Naked Naps- Yes, it is self explanatory. But here's why this is so simple and yet so profound. It takes away the shame of being naked in front of one another. So often we hide because of changes in our bodies over time. This provides a chance to become comfortable with being uncomfortable without the pressure of performing. It is a gratifying experience where you can use pleasurable touch and teasing to bring the sexual tension back from the dead. This is also great for elder couples who may no longer be able to perform but still desire affection and attention from their spouse. The need for sexual engagement does not have an expiration date!
Oral Sex- Welp, absolutely. Has sex become a ritual of obligation? Here's the cheat code, have oral sex. Why? It is the one act that is focused solely on one person receiving pleasure. What better way to communicate you value your spouses needs than to perform this act of selflessness?
The point is to break away from the robotic connection and bringing a deeper level of intimacy to the relationship. Connection is at the core of getting cozy.
Category 3: Sexual Exploration
Here we are! This is the category of the highest attainment of physical intimacy in a relationship. For those of you who have a solid foundation of emotional intimacy and you have conquered the art of connecting in category 2 this one's for you. You've maintained attraction to your spouse, you feel that your friendship is flourishing, flirting is consistent, and the connection is there, no question. But perhaps you feel like you've hit a plateau. You're wondering how to spice it up a bit for even more heat in the bedroom and an unbreakable bond that extends beyond what you have known with your spouse. This is where exploration comes in. Try something new and fun. Be open to your spouses fantasies and ideas. Here are some things to consider...
Be present- Feeling a connection while being intimate is similar to feeling anything more deeply (no pun intended lol). Be present! Don't become preoccupied, don't overthink, don't rush. Enjoy yourself by being 100% in the game. Allow yourself to be fully immersed in enjoying the experience by paying attention to the details. Focus on how your spouses fingertips feel on your skin, or the smell their cologne/perfume. Notice everything, study your spouse, feel everything.
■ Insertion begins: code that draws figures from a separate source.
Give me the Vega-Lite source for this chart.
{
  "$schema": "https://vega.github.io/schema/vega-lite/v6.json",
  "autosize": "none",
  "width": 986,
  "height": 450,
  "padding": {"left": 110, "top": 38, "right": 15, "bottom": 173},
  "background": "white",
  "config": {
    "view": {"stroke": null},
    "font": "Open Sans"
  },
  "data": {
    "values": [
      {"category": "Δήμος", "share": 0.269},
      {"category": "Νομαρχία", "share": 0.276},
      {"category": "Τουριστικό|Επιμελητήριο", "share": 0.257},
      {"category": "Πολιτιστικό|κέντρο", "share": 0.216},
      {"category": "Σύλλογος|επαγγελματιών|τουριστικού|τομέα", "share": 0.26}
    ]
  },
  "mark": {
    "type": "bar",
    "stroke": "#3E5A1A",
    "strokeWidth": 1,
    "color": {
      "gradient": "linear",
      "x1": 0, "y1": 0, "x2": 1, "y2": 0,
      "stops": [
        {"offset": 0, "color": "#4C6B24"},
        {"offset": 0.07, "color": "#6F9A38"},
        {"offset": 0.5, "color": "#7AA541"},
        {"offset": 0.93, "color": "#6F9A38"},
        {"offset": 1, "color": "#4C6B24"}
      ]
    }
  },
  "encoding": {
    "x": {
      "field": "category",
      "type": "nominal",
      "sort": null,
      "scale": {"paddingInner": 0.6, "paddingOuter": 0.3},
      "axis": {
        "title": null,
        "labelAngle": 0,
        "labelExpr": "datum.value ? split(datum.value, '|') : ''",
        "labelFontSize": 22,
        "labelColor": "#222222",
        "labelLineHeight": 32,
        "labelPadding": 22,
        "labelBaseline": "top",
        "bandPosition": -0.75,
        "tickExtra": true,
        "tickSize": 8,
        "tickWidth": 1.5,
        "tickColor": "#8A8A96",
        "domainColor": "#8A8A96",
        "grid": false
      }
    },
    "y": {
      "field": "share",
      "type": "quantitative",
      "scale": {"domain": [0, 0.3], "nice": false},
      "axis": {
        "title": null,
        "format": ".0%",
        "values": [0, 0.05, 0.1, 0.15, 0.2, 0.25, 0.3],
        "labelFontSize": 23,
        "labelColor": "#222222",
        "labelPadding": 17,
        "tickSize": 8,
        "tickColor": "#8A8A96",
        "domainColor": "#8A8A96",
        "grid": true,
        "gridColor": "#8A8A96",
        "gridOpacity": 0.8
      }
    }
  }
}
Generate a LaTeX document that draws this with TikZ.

You get it right? Side bar... The article would be way too long if I were to walk you through the tragic statistics of failed opportunities for the female orgasm. But ladies, its all in the breathing (deep breathing that does not constrict the ability to have a full body orgasm) and in being vulnerable and uninhibited.
Get a game or toy- There are games (i.e. sets of dice and cards) available for purpose that will give you detailed fun challenges to execute together (or in front of each other #spicy). I don't know what you might be into, but there is something for everyone. From the innocent feather and cuff variety to way more daring items.
Get rid of the secrets- Have you told your spouse your fantasies? Communicating your desires is an extremely vulnerable thing to do. Opening up to your spouse in that way is incredibly intimate. Talk about it. Give them a clue. Let them in on what makes you sweat. Let's not act like our spouses know everything we fantasize about. I'm sure there are at least a few that you can share.
Keep it safe- Im not advocating against B.D.S.M., I am encouraging you to provide a 'safe space' to communicate and experiment. You wouldn't want to be embarrassed by your spouse, laughed at, or mocked. Do not harm your spouse by doing that to them. Don't make them feel strange for what they might like. Likewise, you must be honest about what you are willing to perform and where your boundaries lie. You know your spouse best. Do what you can to make them feel comfortable when stepping outside of the comfort zone that you have built throughout the years. Reassure with words, touch, and humor (which is another tip from the American Psychological Association).